@dzuk Oh. So that's how they could suddenly dump some cool and shiny tools into the world. So sad. Nice fedi people work there and I wish them well, but I thought this was their project, not a VC one. π
VC is not a normal mode of investment. It's why so many internet services have a good few honeymoon years before becoming completely insufferable monsters. And if they fail to become insufferable, they collapse.
It's a predatory mode of investment that makes suckers out of the general public and creates very unstable and unreliable services
Charmbracelet Inc (who has a Mastodon, @charm btw fuck you) has VC funding because it's investors think Charm can commercialise and monopolise the CLI space. They can go to hell.
Any commitment to Open Source Charm will have will be entirely secondary to what their investors want out of them, because that is essentially the law by which their business runs on that they decided on in advance. If they do not make good on those, they will cease to exist.

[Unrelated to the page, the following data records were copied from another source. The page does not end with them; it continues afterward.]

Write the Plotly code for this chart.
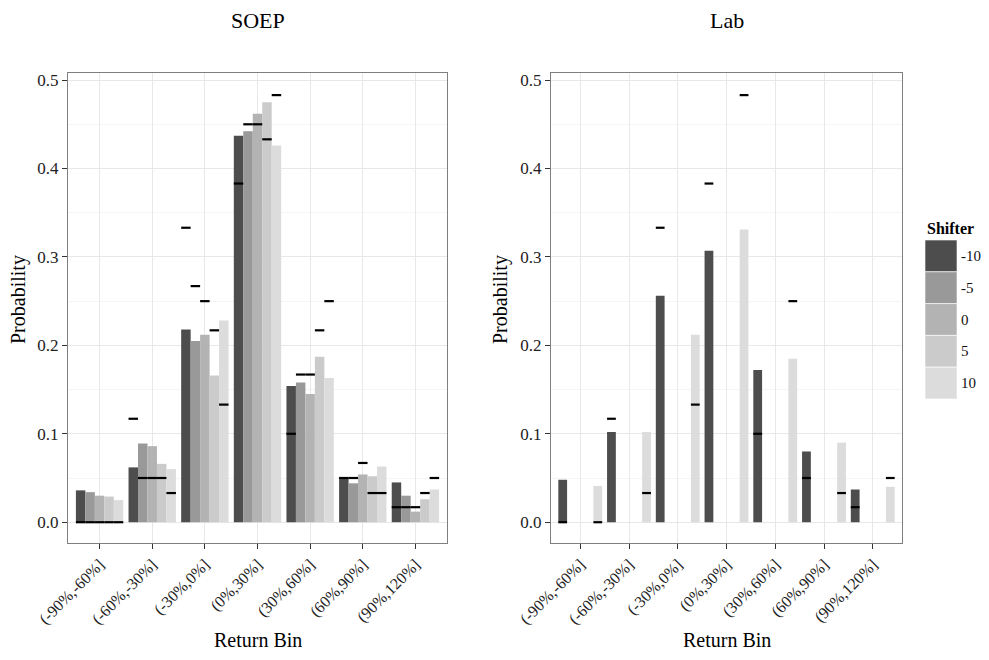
import plotly.graph_objects as go

# ---------------- data ----------------
bins = ["(-90%,-60%]", "(-60%,-30%]", "(-30%,0%]", "(0%,30%]",
        "(30%,60%]", "(60%,90%]", "(90%,120%]"]
shifters = ["-10", "-5", "0", "5", "10"]

soep_m10 = [0.036, 0.062, 0.218, 0.437, 0.154, 0.051, 0.045]
soep_m5 = [0.034, 0.089, 0.205, 0.442, 0.158, 0.044, 0.030]
soep_0 = [0.030, 0.086, 0.212, 0.462, 0.145, 0.054, 0.012]
soep_5 = [0.029, 0.066, 0.166, 0.475, 0.187, 0.052, 0.026]
soep_10 = [0.025, 0.060, 0.228, 0.426, 0.163, 0.063, 0.037]

lab_m10 = [0.048, 0.102, 0.256, 0.307, 0.172, 0.080, 0.037]
lab_10 = [0.041, 0.102, 0.212, 0.331, 0.185, 0.090, 0.040]

ref_m10 = [0.000, 0.117, 0.333, 0.383, 0.100, 0.050, 0.017]
ref_m5 = [0.000, 0.050, 0.267, 0.450, 0.167, 0.050, 0.017]
ref_0 = [0.000, 0.050, 0.250, 0.450, 0.167, 0.067, 0.017]
ref_5 = [0.000, 0.050, 0.217, 0.433, 0.217, 0.033, 0.033]
ref_10 = [0.000, 0.033, 0.133, 0.483, 0.250, 0.033, 0.050]

y_ticks = [0.0, 0.1, 0.2, 0.3, 0.4, 0.5]
y_tick_labels = ["0.0", "0.1", "0.2", "0.3", "0.4", "0.5"]

# ---------------- styles ----------------
colors = ["#4d4d4d", "#999999", "#b3b3b3", "#cbcbcb", "#dcdcdc"]
FONT = "Liberation Serif"
BW = 0.18          # bar width (category units)
DODGE = 0.9        # total dodge width

# page body has an 8px margin; size the figure so it fits the window
BODY = 8
W, H = 989 - 2 * BODY, 660 - 2 * BODY


def px(x):
    return (x - BODY) / W


def py(y):
    return 1 - (y - BODY) / H


soep_series = [soep_m10, soep_m5, soep_0, soep_5, soep_10]
soep_refs = [ref_m10, ref_m5, ref_0, ref_5, ref_10]
lab_series = {0: (lab_m10, ref_m10), 4: (lab_10, ref_10)}

xpos = list(range(len(bins)))

fig = go.Figure()


def add_panel(idx, vals, refs, xa, ya):
    off = -DODGE / 2 + BW * idx
    fig.add_trace(go.Bar(
        x=xpos, y=vals, width=BW, offset=off,
        marker=dict(color=colors[idx], line=dict(width=0)),
        xaxis=xa, yaxis=ya, showlegend=False,
        name=shifters[idx]))
    fig.add_trace(go.Scatter(
        x=[p + off + BW / 2 for p in xpos], y=refs,
        mode="markers", marker=dict(size=0.1, color="black", opacity=0),
        error_x=dict(type="data", symmetric=True, array=[BW / 2] * len(refs),
                     width=0, thickness=2.2, color="black"),
        xaxis=xa, yaxis=ya, showlegend=False, hoverinfo="skip"))


for i, (vals, refs) in enumerate(zip(soep_series, soep_refs)):
    add_panel(i, vals, refs, "x", "y")
for i, (vals, refs) in lab_series.items():
    add_panel(i, vals, refs, "x2", "y2")

soep_dom = [px(68), px(447)]
lab_dom = [px(551), px(902)]
ydom = [py(543), py(73)]

axis_common = dict(
    showline=True, mirror=True, linecolor="#7f7f7f", linewidth=1,
    ticks="outside", ticklen=5, tickcolor="#333333", tickwidth=1,
    showgrid=True, gridcolor="#e8e8e8", gridwidth=1, zeroline=False,
    automargin=False,
)
xaxis_common = dict(axis_common, range=[-0.6, 6.6], tickvals=xpos,
                    ticktext=bins, tickangle=-45,
                    tickfont=dict(family=FONT, size=16, color="#222222"))
yaxis_common = dict(axis_common, range=[-0.0235, 0.508], tickvals=y_ticks,
                    ticktext=y_tick_labels,
                    tickfont=dict(family=FONT, size=17, color="#222222"),
                    minor=dict(tickvals=[0.05, 0.15, 0.25, 0.35, 0.45],
                               showgrid=True, gridcolor="#f5f5f5",
                               ticks=""))

fig.update_layout(
    template="none",
    width=W, height=H,
    margin=dict(l=0, r=0, t=0, b=0, pad=0),
    paper_bgcolor="white", plot_bgcolor="white",
    barmode="overlay",
    showlegend=False,
    xaxis=dict(xaxis_common, domain=soep_dom, anchor="y"),
    yaxis=dict(yaxis_common, domain=ydom, anchor="x"),
    xaxis2=dict(xaxis_common, domain=lab_dom, anchor="y2"),
    yaxis2=dict(yaxis_common, domain=ydom, anchor="x2"),
    font=dict(family=FONT, color="#000000"),
)

ann = []
common_txt = dict(xref="paper", yref="paper", showarrow=False,
                  xanchor="center", yanchor="middle")
# panel titles
ann.append(dict(common_txt, text="SOEP", x=sum(soep_dom) / 2, y=py(20),
                font=dict(family=FONT, size=22)))
ann.append(dict(common_txt, text="Lab", x=sum(lab_dom) / 2, y=py(20),
                font=dict(family=FONT, size=22)))
# axis titles
for xc in [sum(soep_dom) / 2, sum(lab_dom) / 2]:
    ann.append(dict(common_txt, text="Return Bin", x=xc, y=py(640),
                    font=dict(family=FONT, size=20)))
for xc in [px(18), px(500)]:
    ann.append(dict(common_txt, text="Probability", x=xc, y=py(300),
                    textangle=-90, font=dict(family=FONT, size=20)))

# legend (manual, ggplot-style keys)
shapes = []
lx0, lx1 = px(925), px(957)
top_px, key_h = 240, 31.8
ann.append(dict(common_txt, text="<b>Shifter</b>", x=lx0, y=py(228),
                xanchor="left", font=dict(family=FONT, size=16)))
for i, s in enumerate(shifters):
    y0 = top_px + i * key_h
    shapes.append(dict(type="rect", xref="paper", yref="paper",
                       x0=lx0, x1=lx1, y0=py(y0 + key_h), y1=py(y0),
                       fillcolor=colors[i],
                       line=dict(width=0.6, color="#ffffff")))
    ann.append(dict(common_txt, text=s, x=px(959), y=py(y0 + key_h / 2),
                    xanchor="left",
                    font=dict(family=FONT, size=15, color="#111111")))

fig.update_layout(annotations=ann, shapes=shapes)
fig.write_html("out.html")
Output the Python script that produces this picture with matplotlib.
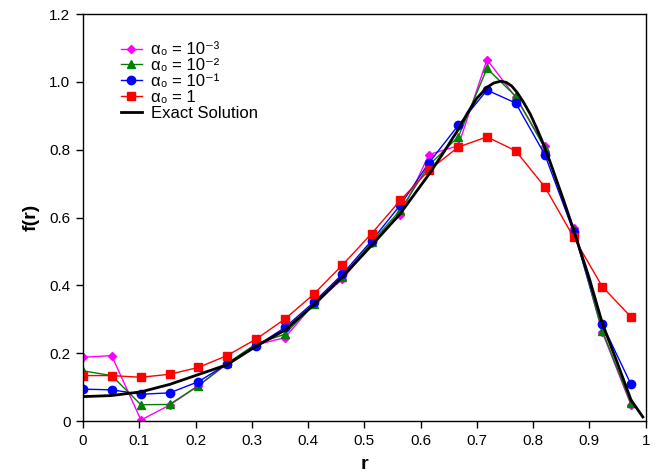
import matplotlib
matplotlib.use("Agg")
import matplotlib.pyplot as plt

plt.rcParams['font.family'] = ['Liberation Sans', 'DejaVu Sans']

r_nodes = [0.0, 0.051, 0.103, 0.154, 0.205, 0.256, 0.308, 0.359, 0.410, 0.461,
           0.513, 0.564, 0.615, 0.667, 0.718, 0.769, 0.821, 0.872, 0.923, 0.974]

f_a1e3 = [0.188, 0.193, 0.003, 0.047, 0.104, 0.168, 0.225, 0.246, 0.345, 0.418,
          0.525, 0.607, 0.786, 0.812, 1.066, 0.955, 0.810, 0.568, 0.262, 0.047]
f_a1e2 = [0.148, 0.134, 0.048, 0.049, 0.104, 0.170, 0.228, 0.256, 0.346, 0.425,
          0.527, 0.622, 0.755, 0.838, 1.040, 0.958, 0.804, 0.565, 0.266, 0.052]
f_a1e1 = [0.094, 0.092, 0.079, 0.083, 0.116, 0.168, 0.221, 0.276, 0.350, 0.433,
          0.532, 0.637, 0.762, 0.872, 0.976, 0.938, 0.785, 0.558, 0.285, 0.108]
f_a1 = [0.134, 0.134, 0.129, 0.138, 0.158, 0.193, 0.242, 0.301, 0.374, 0.460,
        0.553, 0.651, 0.740, 0.808, 0.838, 0.797, 0.690, 0.542, 0.396, 0.307]

r_exact = [0.0, 0.05, 0.103, 0.154, 0.205, 0.256, 0.308, 0.359, 0.410, 0.461,
           0.513, 0.564, 0.615, 0.640, 0.667, 0.684, 0.700, 0.718, 0.730, 0.742,
           0.752, 0.762, 0.772, 0.783, 0.795, 0.806, 0.818, 0.830, 0.854, 0.872,
           0.900, 0.923, 0.950, 0.974, 0.995]
f_exact = [0.072, 0.075, 0.086, 0.108, 0.137, 0.166, 0.221, 0.268, 0.342, 0.425,
           0.518, 0.612, 0.728, 0.790, 0.860, 0.910, 0.952, 0.984, 0.997, 1.002,
           0.999, 0.988, 0.968, 0.940, 0.905, 0.865, 0.818, 0.765, 0.652, 0.563,
           0.420, 0.288, 0.170, 0.062, 0.012]

labels = ['α₀ = 10⁻³', 'α₀ = 10⁻²', 'α₀ = 10⁻¹', 'α₀ = 1', 'Exact Solution']

xticks = [0, 0.1, 0.2, 0.3, 0.4, 0.5, 0.6, 0.7, 0.8, 0.9, 1.0]
xticklabels = ['0', '0.1', '0.2', '0.3', '0.4', '0.5', '0.6', '0.7', '0.8', '0.9', '1']
yticks = [0, 0.2, 0.4, 0.6, 0.8, 1.0, 1.2]
yticklabels = ['0', '0.2', '0.4', '0.6', '0.8', '1.0', '1.2']

fig = plt.figure(figsize=(6.67, 4.72), dpi=100)
ax = fig.add_axes([0.1244, 0.108, 0.8436, 0.862])

ax.plot(r_nodes, f_a1e3, color='#FF00FF', marker='D', markersize=4.5, lw=1, label=labels[0])
ax.plot(r_nodes, f_a1e2, color='#008000', marker='^', markersize=6, lw=1, label=labels[1])
ax.plot(r_nodes, f_a1e1, color='#0000FF', marker='o', markersize=6, lw=1, label=labels[2])
ax.plot(r_nodes, f_a1, color='#FF0000', marker='s', markersize=5.5, lw=1, label=labels[3])
ax.plot(r_exact, f_exact, color='black', lw=2, label=labels[4])

ax.set_xlim(0, 1)
ax.set_ylim(0, 1.2)
ax.set_xticks(xticks)
ax.set_xticklabels(xticklabels)
ax.set_yticks(yticks)
ax.set_yticklabels(yticklabels)
ax.tick_params(direction='out', length=5, width=1, labelsize=11, pad=4)
for s in ax.spines.values():
    s.set_linewidth(1)

ax.set_xlabel('r', fontsize=14, fontweight='bold', labelpad=6)
ax.set_ylabel('f(r)', fontsize=14, fontweight='bold', labelpad=7)

leg = ax.legend(loc='upper left', bbox_to_anchor=(0.055, 0.947), frameon=False,
                fontsize=12, handlelength=1.3, labelspacing=0.05, handletextpad=0.5,
                borderaxespad=0.0)

fig.savefig('out.png', dpi=100)
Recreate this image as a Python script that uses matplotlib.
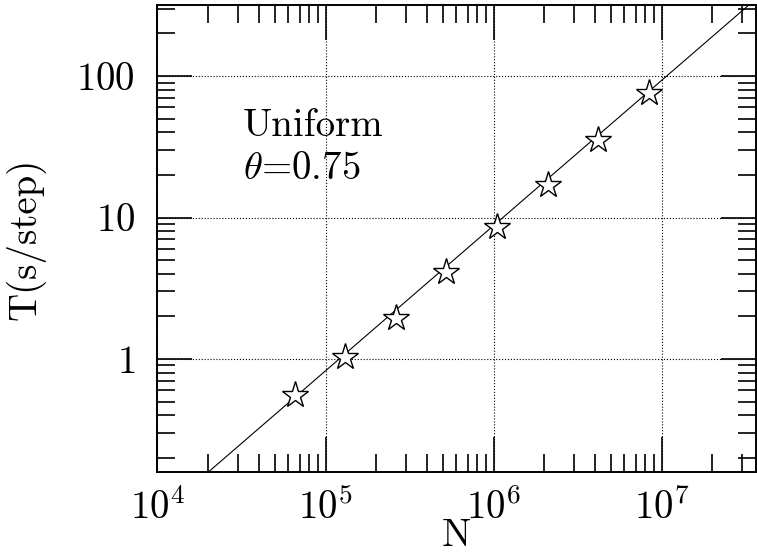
import numpy as np
import matplotlib
matplotlib.use("Agg")
import matplotlib.pyplot as plt
from matplotlib.ticker import LogLocator, FuncFormatter, NullFormatter

# particle numbers (2^16 ... 2^23) and time per step
N = [65536, 131072, 262144, 524288, 1048576, 2097152, 4194304, 8388608]
T = [0.557, 1.03, 1.95, 4.14, 8.61, 16.9, 35.3, 75.5]

# fitted power law, drawn across the frame
fit_N = [2.0e4, 3.3e7]
fit_T = [0.158, 318.0]

xlim = (1e4, 3.64e7)
ylim = (0.158, 318.0)

plt.rcParams['font.family'] = ['cmr10', 'DejaVu Serif']
plt.rcParams['mathtext.fontset'] = 'cm'
plt.rcParams['axes.formatter.use_mathtext'] = True

FS = 28

fig = plt.figure(figsize=(7.57, 5.55), dpi=100)
ax = fig.add_axes([0.208, 0.149, 0.7907, 0.842])

ax.set_xscale('log')
ax.set_yscale('log')
ax.set_xlim(*xlim)
ax.set_ylim(*ylim)

ax.plot(fit_N, fit_T, color='black', lw=0.8)
ax.plot(N, T, ls='none', marker='*', ms=20, mfc='white', mec='black', mew=1.0)

ax.grid(True, which='major', ls=':', color='black', lw=0.8)

ax.xaxis.set_major_locator(LogLocator(base=10))
ax.xaxis.set_minor_locator(LogLocator(base=10, subs=np.arange(2, 10)))
ax.yaxis.set_major_locator(LogLocator(base=10))
ax.yaxis.set_minor_locator(LogLocator(base=10, subs=np.arange(2, 10)))
ax.xaxis.set_major_formatter(FuncFormatter(lambda v, p: r"$10^{%d}$" % round(np.log10(v))))
ax.yaxis.set_major_formatter(FuncFormatter(lambda v, p: r"$%g$" % v))
ax.xaxis.set_minor_formatter(NullFormatter())
ax.yaxis.set_minor_formatter(NullFormatter())

ax.tick_params(which='both', direction='in', top=True, right=True, width=1.2, labelsize=FS)
ax.tick_params(which='major', length=25)
ax.tick_params(which='minor', length=13)
ax.tick_params(axis='x', which='major', pad=12)
ax.tick_params(axis='y', which='major', pad=16)
for s in ax.spines.values():
    s.set_linewidth(1.4)

ax.set_xlabel("N", fontsize=FS, labelpad=-7)
ax.set_ylabel("T(s/step)", fontsize=FS, labelpad=22)

ax.text(0.143, 0.72, "Uniform", transform=ax.transAxes, fontsize=FS)
ax.text(0.143, 0.628, r"$\theta$=0.75", transform=ax.transAxes, fontsize=FS)

fig.savefig("out.png", dpi=100)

VC exists to trap people, so their commitment to Open Source and any other kind of PR - is inherently also a trap.
I also think if your instance cares about the fundamental freedom of people and technology (as tenuous an as loaded as that term can be), you should probably perform some moderation action on @charm because at the heart of their organisation, they are trying to run a (social, not financial) scam on technologists.
And maybe the people at Charm are nice people and genuinely care about making the CLI nicer to use. That doesn't matter. They fucked that up as soon as they took VC money.
They (knowingly or unknowingly) set the rules for their business, there's no going back now.
@dzuk yeah I learnt that the hard way when a young and shiny social network I'd come to love shut down because the founder realised he'd made a huge mistake taking VC money due to what the investors expected from the platform and he decided the best idea was to get out asap and close the project
@dzuk i'm always interested in better messaging to help average non-tech people understand and avoid this situation they frequently find themselves trapped in: - highly useful service offered at low or no cost - one day the service starts getting markedly worse / starts to nickel-and-dime them - service was designed to lock them in / competitors have died off or were acquired the public "story" is always 100% honeymoon but as you say the presence of VC should be the story.
I think a lot of people in open source circles say 'you can fork it' as a refrain without recognising that there's so much involved in such an undertaking, that just saying that is deeply simplistic.
And I really do mean it about performing moderation actions on them.
They are in their infancy, and I think we can all do our part to let it die instead of letting it turn into a monster that will become another predatory company that aims to be - by design - hard to avoid.
One more note - I think it's important to stress how making your software open for anyone to use and modify is inherently at odds with capitalism, especially the kind of hypercapitalism that VC encapsulates.
At the end of the day, Charmbracelet, Inc's investors will want a shitload of profit from them, and being *that* profitable always necessitates creating some kind of financial gating or lock-in mechanism. They won't do it now, but they will in a few years once they've got you.
"They're MIT licensed so if they're bad you can just leave"
VC funds would not have given Charm millions of US dollars if their business model involved "oh yeah, it'll be really easy for the vast majority of people to avoid our future monetisation channels".
@makeworld As I said in the thread, VCs arent a normal mode of investment - they are predicated on 1. creating monopolies, 2. luring a large base of users and then enclosing on them, 3. making extreme amounts of profit
I highly doubt that they will make the kinds of returns and situations VC investors want by just making some completely avoidable service thats nice to have.
@dzuk how would they be unavoidable though? I will be staying away from charm's hosted services, but I don't see the issue with using their libraries. The worst that could happen with those is that they'd go proprietary or add some bad feature. Which would suck, but I could just fork. The libraries are really nice and useful as it stands now.
I expect they will make all their money for VCs from their (opensource) hosted backend services, which is no problem to me.